Carlos Zuñiga Quiroz, president of Peru's Cámara Nacional de Turismo (Canatur), says that "to be considered a real tourist destination in the world context, we need 2.2 million arrivals annually." He predicts that Peruvian tourist income will hit $1.7 billion by 2002, up from $527 million in 1995, $632 million in 1996 and $850 million in 1997.

While tourist arrivals are definitely on the way up, hotel occupancy rates in Lima are struggling to stay above the 50% mark. That's because a few years ago, local and foreign investors -- anticipating the current tourist influx -- began building one luxury hotel after another. In 1996 alone, seven luxury hotels opened in Lima with a combined 625 rooms; in 1997, another seven hotels opened, adding 645 rooms, and so far this year, five hotels have opened, adding 352 rooms.

This means that in the last three years, 1,622 new rooms in four- and five-star hotels, not counting the 87-room Hotel Meliá Lima, scheduled for completion in October, or the 318-room Marriott Lima, due to open in January 2000.

"There's too many hotels for the demand," complains Luís Gómez, general manager of the 431-room Lima Sheraton Hotel & Casino, Peru's largest. "Everybody's discounting, way below rack rates. Hilton has been talking about coming here for five years, but no international company's going to put their own money in."

Adds David C. Griffith, general manager of the 151-room Hotel Las Américas in Lima's upscale Miraflores district: "They're overbuilding. It has to level out, because there's no new players coming into the scene right now. The only project going full steam is the Marriott, which is being promoted by local investors."

The $50 million, 24-story Marriott, which is 30% complete, will boast a casino, banquet hall, business and commercial center, health spa and five floors of underground parking. Parsons is managing integrated design, procurement and construction of the 26,000-square-meter hotel, as well as construction of an adjacent 17,000-square-meter office complex.

In all, some $450 million has been invested in hotels throughout Peru in the last three years, 70% of it in Lima. Says Gamarra: "There's definitely been a boost in construction, which is related to the general investment boom, and the movement of businessmen coming to study investment opportunities."

Lima already has 12 five-star hotels, including the 244-room Swissotel (formerly Oro Verde) in Miraflores, the 207-room Hotel Los Delfines in San Isidro, and the 117-room Prince Hotel in San Borja. Outside Lima, smaller properties are also being upgraded, thanks in part to the government's recent divestiture of Enturperú -- a state-owned lodging chain with 1,797 rooms in 15 hotels, 34 hostels and five very small inns.

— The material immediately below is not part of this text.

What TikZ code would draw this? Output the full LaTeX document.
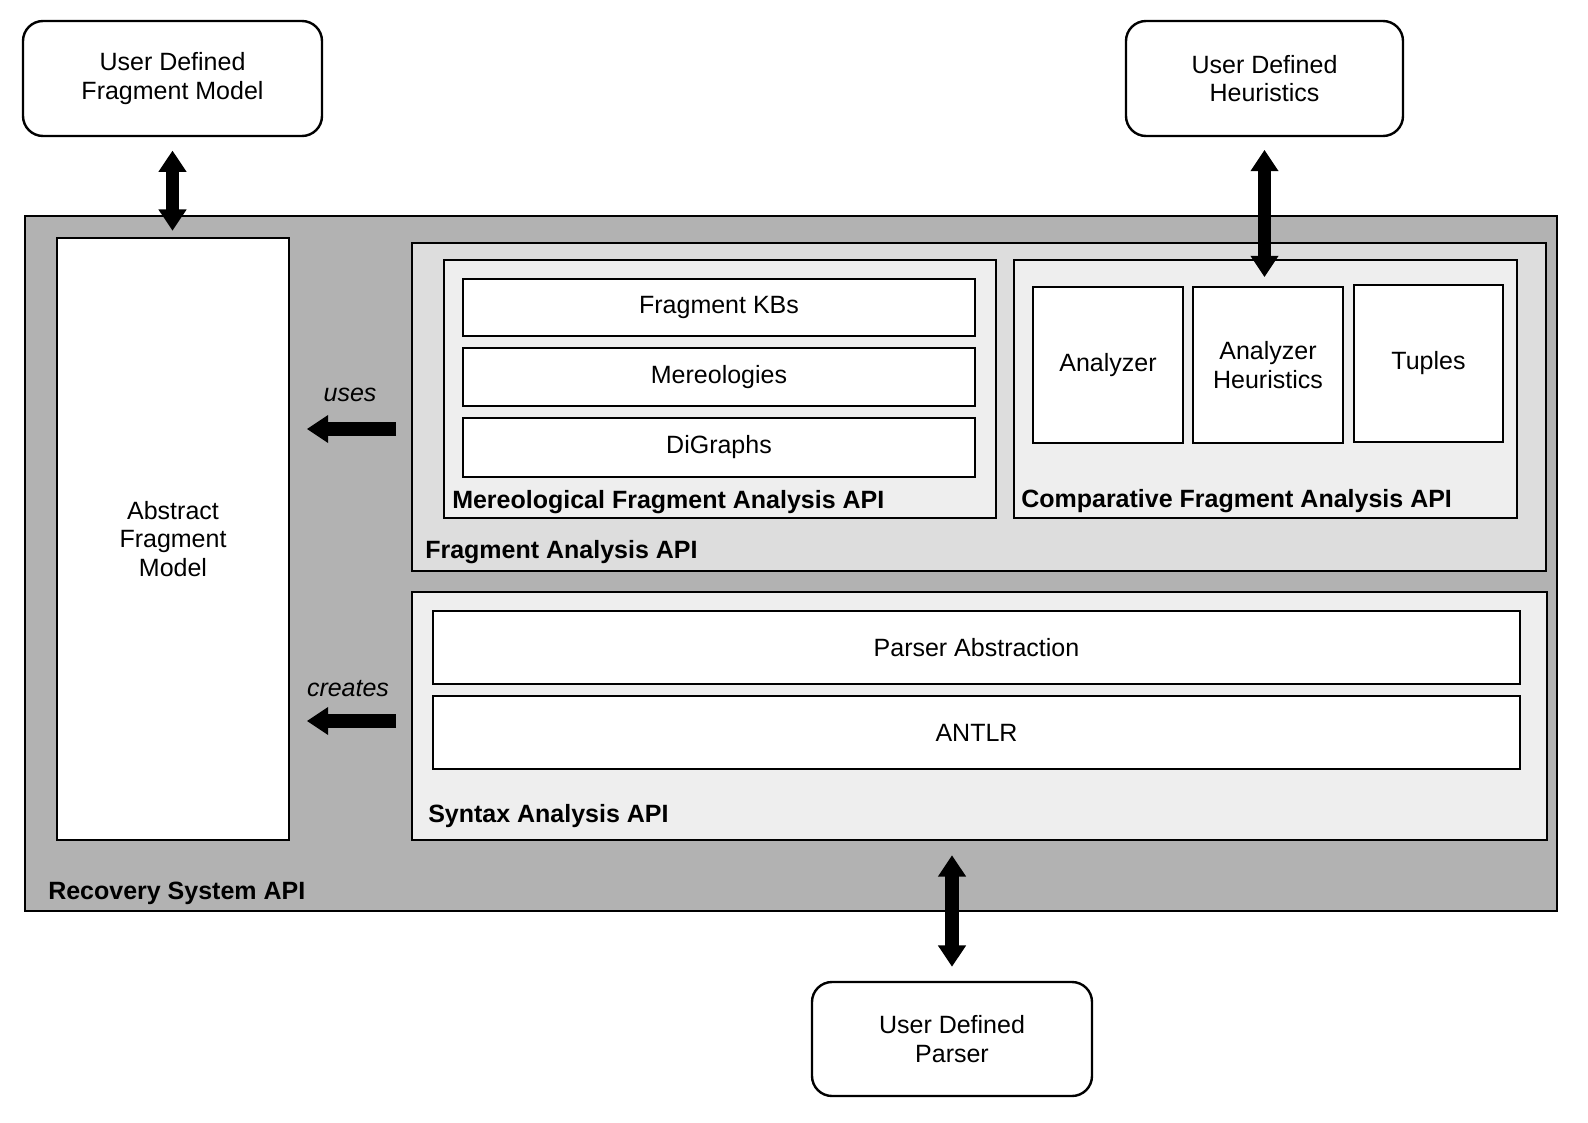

In Cuzco, the country's most important colonial city, two five-star hotels cater to well-heeled guests: the Monasterio and the Libertador.

Yet even potential tourists who know Peru no longer has a terrorist problem are still discouraged from coming because of the crime.

"The worst thing you can do is give the impression you're trying to hide things, because we are conscious of the sense of insecurity, and there is a problem," acknowledges Gamarra, formerly the chief of foreign investment promotion at PromPeru, a government agency. "We want people to feel they can walk safely in the streets."

Another challenge confronting the government is the lack of international airports near major tourist sites such as Machu Picchu and the famous prehistoric Nazca Lines. Crosswinds and extreme altitude prevent the government from building an international airport at Cuzco, the nearest major city to Machu Picchu.

As a result, foreigners wanting to visit the fabled lost city must fly to Lima, catch a domestic flight to Cuzco and then take a four-hour train and bus ride from there to Machu Picchu. Recently, the government awarded a $10 million concession to a private firm to build a cable-car system that would whisk tourists up to Machu Picchu in six minutes -- yet opposition from bus drivers and local merchants worried about losing business may stall the project for a long time to come.

"This is a very tough year for the economy in general," says Gómez. "We used to have a very important influx of Japanese visitors, which has dried up because of the warning by the Japanese government not to come to Peru. The economic crisis in Asia has also hurt us indirectly, since Asian destinations like Indonesia are more competitive now."

Gómez, who estimates business executives comprise 45% of all his guests, says "I have no reason to be optimistic for next year, but on the other hand, we'll continue with moderate growth in tourist arrivals. If the Japanese don't come, someone else will."